_REQUIREMENTS_: Restate the full listing word for word and leave the pictures out.

_MATERIAL_:

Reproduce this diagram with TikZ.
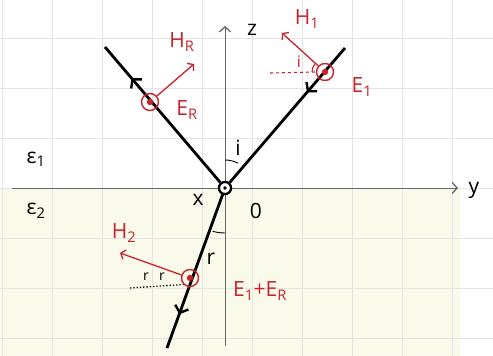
\documentclass[tikz,border=0pt]{standalone}
\usepackage{fontspec}
\setmainfont{Open Sans}
\usetikzlibrary{arrows.meta,decorations.markings,positioning}
\definecolor{ink}{HTML}{C8232C}
\definecolor{paper}{HTML}{FAFAEB}
\definecolor{gridgray}{HTML}{E4E4E4}

\begin{document}
\begin{tikzpicture}[x=1pt,y=-1pt,
	font=\fontsize{21}{23}\selectfont,
	gridline/.style={gridgray,line width=0.6pt},
	axis/.style={gray!80!black,line width=1pt,-{Straight Barb[length=5pt,width=11pt,line width=1.3pt]}},
	ray/.style={line width=2.8pt,postaction={decorate},
		decoration={markings,mark=at position #1 with {\arrow{Straight Barb[length=6pt,width=14pt,line width=2.4pt]}}}},
	field/.style={circle,draw=ink,line width=1.4pt,minimum size=17pt,inner sep=0pt},
	hvec/.style={ink,line width=1.3pt,-{Straight Barb[length=4pt,width=10pt,line width=1.3pt]}},
	lbl/.style={ink,inner sep=0pt}]

	\useasboundingbox (0,0) rectangle (493,356);
	\fill[white] (0,0) rectangle (493,356);
	\fill[paper] (0,188) rectangle (460,356);
	\foreach \gx in {2,52,...,452}
		\draw[gridline] (\gx,0) -- (\gx,356);
	\foreach \gy in {38,88,...,338}
		\draw[gridline] (0,\gy) -- (493,\gy);

	% axes
	\coordinate (yl) at (12,188);
	\coordinate (yr) at (458,188);
	\coordinate (zb) at (225,346);
	\coordinate (zt) at (225,26);
	\draw[axis] (yl) -- (yr);
	\draw[axis] (zb) -- (zt);
	\node (ylab) at (474,190) {y};
	\node (zlab) at (252,30) {z};

	% origin and ray ends
	\node[circle,draw,line width=2.2pt,fill=white,minimum size=12pt,inner sep=0pt] (o) at (225,188) {};
	\coordinate (inc) at (345,48);
	\coordinate (refl) at (105,47);
	\coordinate (refr) at (167,348);

	\draw[ray=0.33] (inc) -- (o);
	\draw[ray=0.77] (o) -- (refl);
	\draw[ray=0.78] (o) -- (refr);
	\node[circle,draw,line width=2.2pt,fill=white,minimum size=12pt,inner sep=0pt] at (o) {};
	\fill (o) circle (1.8pt);

	\node (xlab) at (198,200) {x};
	\node (olab) at (256,211) {0};
	\node (eps1) at (36,159) {ε\textsubscript{1}};
	\node (eps2) at (36,211) {ε\textsubscript{2}};

	% angles at origin
	\draw[line width=0.9pt] (225,160) arc[start angle=90,end angle=62,radius=28pt];
	\node (ilab) at (238,148) {i};
	\draw[line width=0.9pt] (225,233) arc[start angle=270,end angle=254,radius=45pt];
	\node (rlab) at (211,259) {r};

	% incident field
	\node[field] (e1) at (325,72) {};
	\fill[ink] (e1) circle (3.2pt);
	\coordinate (h1tip) at (282,33);
	\draw[hvec] (e1) -- (h1tip);
	\draw[ink,dashed,line width=1.1pt] (270,73) -- (e1.west);
	\draw[ink,line width=1.1pt] ([shift={(-13,0)}]e1.center) arc[start angle=180,end angle=140,radius=13pt];
	\node[lbl] (i1lab) at (299,62) {\fontsize{16}{17}\selectfont i};
	\node[lbl] (h1lab) at (307,19) {H\textsubscript{1}};
	\node[lbl] (e1lab) at (362,87) {E\textsubscript{1}};

	% reflected field
	\node[field] (er) at (150,102) {};
	\fill[ink] (er) circle (3.2pt);
	\coordinate (hrtip) at (194,64);
	\draw[hvec] (er) -- (hrtip);
	\node[lbl] (hrlab) at (182,42) {H\textsubscript{R}};
	\node[lbl] (erlab) at (187,110) {E\textsubscript{R}};

	% transmitted field
	\node[field] (e2) at (190,278) {};
	\fill[ink] (e2) circle (3.2pt);
	\coordinate (h2tip) at (120,253);
	\draw[hvec] (e2) -- (h2tip);
	\draw[dotted,line width=1.3pt] (130,288) -- (e2.south west);
	\node (r1lab) at (146,277) {\fontsize{14}{15}\selectfont r};
	\node (r2lab) at (162,277) {\fontsize{14}{15}\selectfont r};
	\node[lbl] (h2lab) at (124,233) {H\textsubscript{2}};
	\node[lbl] (e2lab) at (260,291) {E\textsubscript{1}+E\textsubscript{R}};

\end{tikzpicture}
\end{document}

_WRITTEN ANSWER_:
Reproduce this diagram with TikZ.
\documentclass[tikz,border=0pt]{standalone}
\usepackage{fontspec}
\setmainfont{Open Sans}
\usetikzlibrary{arrows.meta,decorations.markings,positioning}
\definecolor{ink}{HTML}{C8232C}
\definecolor{paper}{HTML}{FAFAEB}
\definecolor{gridgray}{HTML}{E4E4E4}

\begin{document}
\begin{tikzpicture}[x=1pt,y=-1pt,
	font=\fontsize{21}{23}\selectfont,
	gridline/.style={gridgray,line width=0.6pt},
	axis/.style={gray!80!black,line width=1pt,-{Straight Barb[length=5pt,width=11pt,line width=1.3pt]}},
	ray/.style={line width=2.8pt,postaction={decorate},
		decoration={markings,mark=at position #1 with {\arrow{Straight Barb[length=6pt,width=14pt,line width=2.4pt]}}}},
	field/.style={circle,draw=ink,line width=1.4pt,minimum size=17pt,inner sep=0pt},
	hvec/.style={ink,line width=1.3pt,-{Straight Barb[length=4pt,width=10pt,line width=1.3pt]}},
	lbl/.style={ink,inner sep=0pt}]

	\useasboundingbox (0,0) rectangle (493,356);
	\fill[white] (0,0) rectangle (493,356);
	\fill[paper] (0,188) rectangle (460,356);
	\foreach \gx in {2,52,...,452}
		\draw[gridline] (\gx,0) -- (\gx,356);
	\foreach \gy in {38,88,...,338}
		\draw[gridline] (0,\gy) -- (493,\gy);

	% axes
	\coordinate (yl) at (12,188);
	\coordinate (yr) at (458,188);
	\coordinate (zb) at (225,346);
	\coordinate (zt) at (225,26);
	\draw[axis] (yl) -- (yr);
	\draw[axis] (zb) -- (zt);
	\node (ylab) at (474,190) {y};
	\node (zlab) at (252,30) {z};

	% origin and ray ends
	\node[circle,draw,line width=2.2pt,fill=white,minimum size=12pt,inner sep=0pt] (o) at (225,188) {};
	\coordinate (inc) at (345,48);
	\coordinate (refl) at (105,47);
	\coordinate (refr) at (167,348);

	\draw[ray=0.33] (inc) -- (o);
	\draw[ray=0.77] (o) -- (refl);
	\draw[ray=0.78] (o) -- (refr);
	\node[circle,draw,line width=2.2pt,fill=white,minimum size=12pt,inner sep=0pt] at (o) {};
	\fill (o) circle (1.8pt);

	\node (xlab) at (198,200) {x};
	\node (olab) at (256,211) {0};
	\node (eps1) at (36,159) {ε\textsubscript{1}};
	\node (eps2) at (36,211) {ε\textsubscript{2}};

	% angles at origin
	\draw[line width=0.9pt] (225,160) arc[start angle=90,end angle=62,radius=28pt];
	\node (ilab) at (238,148) {i};
	\draw[line width=0.9pt] (225,233) arc[start angle=270,end angle=254,radius=45pt];
	\node (rlab) at (211,259) {r};

	% incident field
	\node[field] (e1) at (325,72) {};
	\fill[ink] (e1) circle (3.2pt);
	\coordinate (h1tip) at (282,33);
	\draw[hvec] (e1) -- (h1tip);
	\draw[ink,dashed,line width=1.1pt] (270,73) -- (e1.west);
	\draw[ink,line width=1.1pt] ([shift={(-13,0)}]e1.center) arc[start angle=180,end angle=140,radius=13pt];
	\node[lbl] (i1lab) at (299,62) {\fontsize{16}{17}\selectfont i};
	\node[lbl] (h1lab) at (307,19) {H\textsubscript{1}};
	\node[lbl] (e1lab) at (362,87) {E\textsubscript{1}};

	% reflected field
	\node[field] (er) at (150,102) {};
	\fill[ink] (er) circle (3.2pt);
	\coordinate (hrtip) at (194,64);
	\draw[hvec] (er) -- (hrtip);
	\node[lbl] (hrlab) at (182,42) {H\textsubscript{R}};
	\node[lbl] (erlab) at (187,110) {E\textsubscript{R}};

	% transmitted field
	\node[field] (e2) at (190,278) {};
	\fill[ink] (e2) circle (3.2pt);
	\coordinate (h2tip) at (120,253);
	\draw[hvec] (e2) -- (h2tip);
	\draw[dotted,line width=1.3pt] (130,288) -- (e2.south west);
	\node (r1lab) at (146,277) {\fontsize{14}{15}\selectfont r};
	\node (r2lab) at (162,277) {\fontsize{14}{15}\selectfont r};
	\node[lbl] (h2lab) at (124,233) {H\textsubscript{2}};
	\node[lbl] (e2lab) at (260,291) {E\textsubscript{1}+E\textsubscript{R}};

\end{tikzpicture}
\end{document}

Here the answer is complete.